Foto: Der Dortmunder Sprechchor in Aktion. © Birgit Hupfeld
Text:Stefan Keim, am 3. Juni 2013
Sprechchöre haben Konjunktur an vielen Theatern, nicht nur wenn Volker Lösch inszeniert. Meistens werden Laien für spezielle Vorstellungen zusammen getrommelt. Doch in Dortmund führt der Sprechchor längst ein Eigenleben. Nun hat er sogar ein eigenes Stück heraus gebracht, „Das phantastische Leben der Margot Maria Rakete“. Die Zuschauer dürfen nicht auf ihre Plätze. Denn dort sitzt der Sprechchor. Das Publikum bleibt zunächst auf der Studiobühne des Dortmunder Schauspielhauses stehen. Der Chor stellt sich vor. 79 Nasen, 158 Beine, sieben künstliche Hüftgelenke, zwei Herzschrittmacher. Die Mitglieder des Dortmunder Sprechchores stehen auf und kommen auf die Bühne. Es wird eng. Jeder von ihnen murmelt leise Glaubensbekenntnisse. Man muss die Ohren vor die Münder halten, um die Worte zu verstehen. Einer glaubt an die Liebe, eine andere daran, dass die Donau nicht blau ist, sondern grau. Dann dürfen sich die Zuschauer setzen.
Der Dortmunder Sprechchor bildet eine Einheit, einen Körper, einen Geist. Er verschmilzt zu einem Stellvertreterwesen, einem Avatar namens Margot Maria Rakete.
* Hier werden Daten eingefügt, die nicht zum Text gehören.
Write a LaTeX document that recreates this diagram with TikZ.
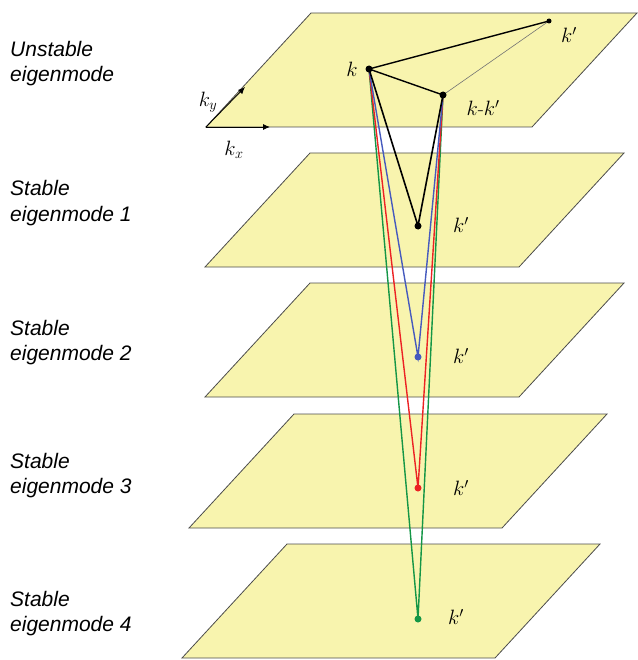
\documentclass[tikz,border=0pt]{standalone}
\usepackage{fontspec}
\setsansfont{Liberation Sans}
\usetikzlibrary{arrows.meta}
\definecolor{planefill}{RGB}{248,244,174}
\definecolor{modeblue}{RGB}{70,90,190}
\definecolor{modered}{RGB}{236,34,36}
\definecolor{modegreen}{RGB}{20,150,70}

\begin{document}
\begin{tikzpicture}[x=1pt,y=-1pt,
  plane/.style={fill=planefill,draw=black!70,line width=0.8pt},
  link/.style={line width=1.4pt},
  dot/.style={circle,fill,inner sep=0pt,minimum size=7pt},
  modelabel/.style={anchor=base west,align=left,inner sep=0pt,font=\sffamily\itshape\fontsize{21}{25}\selectfont},
  klabel/.style={inner sep=0pt,font=\fontsize{20}{22}\selectfont}]
\useasboundingbox (0,0) rectangle (637,660);
% planes, bottom left corner and width
\foreach \xl/\yb/\w in {206/127/326, 205/267/314, 205/397/314, 189/528/313, 182/658/313}
  \draw[plane] (\xl,\yb) -- ++(\w,0) -- ++(105,-114) -- ++(-\w,0) -- cycle;
% axes
\draw[line width=0.9pt,-{Latex[length=7pt,width=6pt]}] (206,127) -- (270,127);
\draw[line width=0.9pt,-{Latex[length=7pt,width=6pt]}] (206,127) -- (245,87);
\node[klabel] (ky) at (208,102) {$k_y$};
\node[klabel] (kx) at (234,150) {$k_x$};
% mode labels (base = last line)
\node[modelabel] (m0) at (10,82) {Unstable\\eigenmode};
\node[modelabel] (m1) at (10,221) {Stable\\eigenmode 1};
\node[modelabel] (m2) at (10,360) {Stable\\eigenmode 2};
\node[modelabel] (m3) at (10,493) {Stable\\eigenmode 3};
\node[modelabel] (m4) at (10,631) {Stable\\eigenmode 4};
% points
\coordinate (k) at (369,69);
\coordinate (kk) at (443,95);
\coordinate (kp) at (549,21);
\coordinate (p1) at (418,226);
\coordinate (p2) at (418,357);
\coordinate (p3) at (418,488);
\coordinate (p4) at (418,619);
% triangle
\draw[line width=0.6pt,black!55] (kk) -- (kp);
\draw[link] (kp) -- (k) -- (kk);
\draw[link,modegreen] (k) -- (p4) -- (kk);
\draw[link,modered] (k) -- (p3) -- (kk);
\draw[link,modeblue] (k) -- (p2) -- (kk);
\draw[link,line width=1.6pt] (k) -- (p1) -- (kk);
\node[dot] at (k) {};
\node[dot] at (kk) {};
\node[dot,minimum size=5pt] at (kp) {};
\node[dot] at (p1) {};
\node[dot,modeblue] at (p2) {};
\node[dot,modered] at (p3) {};
\node[dot,modegreen] at (p4) {};
% k labels
\node[klabel] (lk) at (352,69) {$k$};
\node[klabel] (lkk) at (483,108) {$k$-$k'$};
\node[klabel] (lkp) at (569,35) {$k'$};
\node[klabel] (l1) at (461,225) {$k'$};
\node[klabel] (l2) at (461,356) {$k'$};
\node[klabel] (l3) at (461,488) {$k'$};
\node[klabel] (l4) at (456,617) {$k'$};
\end{tikzpicture}
\end{document}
Die Erlebnisse und Träume aller Mitwirkenden sind in dieses Wesen hinein geflossen. Jemand ist als zweijähriges Kind aus dem Fenster gefallen, jemand hatte Eltern, die Widerstand gegen die Nazis leisteten. Diese Geschichten und viele mehr erzählt der Chor an diesem Abend. Nicht nur als Sprechperformance, sondern auch in Bildern. Einmal wandern sie in einer Reihe über die Bühne und wiederholen immer die gleichen Bewegungen, Reißverschluss hochziehen, Fluse von der Schulter schnippen, wie in einer Choreographie von Pina Bausch. Dann gibt es skurrile Traumszenen, eine Operation, das Einputten auf dem Golfplatz. Der Ball liegt nur Zentimeter vor dem Loch, dennoch überlegt der Spieler minutenlang. Aus einer Kleinigkeit wird eine existentielle Aktion, was sehr komisch wirkt. Einen logischen Zusammenhang gibt es nicht. „Das phantastische Leben der Margot Maria Rakete“ ist ein assoziatives Surfen durch die virtuelle Welt des Chores. Man weiß nie, was gleich passieren wird. Alles ist möglich. Aber nicht beliebig, denn die Fragmente entwickeln große Emotionalität. „Maria trägt ein kleines Kind bei sich“, erzählt der Chor rhythmisch phrasierend. „Und vergisst es. Immer und überall. Sie wickelt es extra in Alufolie und lässt es trotzdem in der Telefonzelle liegen.“
Schließlich verdichtet sich der Abend zu einer Science-Fiction-Geschichte. Margot Maria Rakete tritt auf, in Bühnennebel und Weltraumanzug. Der Chor spricht von einer „Astronautin der Liebe“, bejubelt sie wie eine Heilsbringerin – und geht im nächsten Moment auf Distanz, weil sie fremdartig aussieht. Eine goldene Rakete wird auf die Bühne gebracht, die Älteste aus dem Chor – eine 88-jährige Dame – setzt dem Weltraumgefährt die Spitze auf. Wohin die Reise geht, bleibt offen. „Eine Kollektivsimulation“ nennt der Sprechchor diesen seltsamen, enorm unterhaltsamen und berührenden Abend. Das ist längst kein Laienprojekt mehr, sondern eine außergewöhnliche Kunstform. Und ein Riesenerfolg – nicht nur für den Sprechchor sondern auch für das Regieteam Thorsten Bihegue, Christoph Jöde und Alexander Kerlin.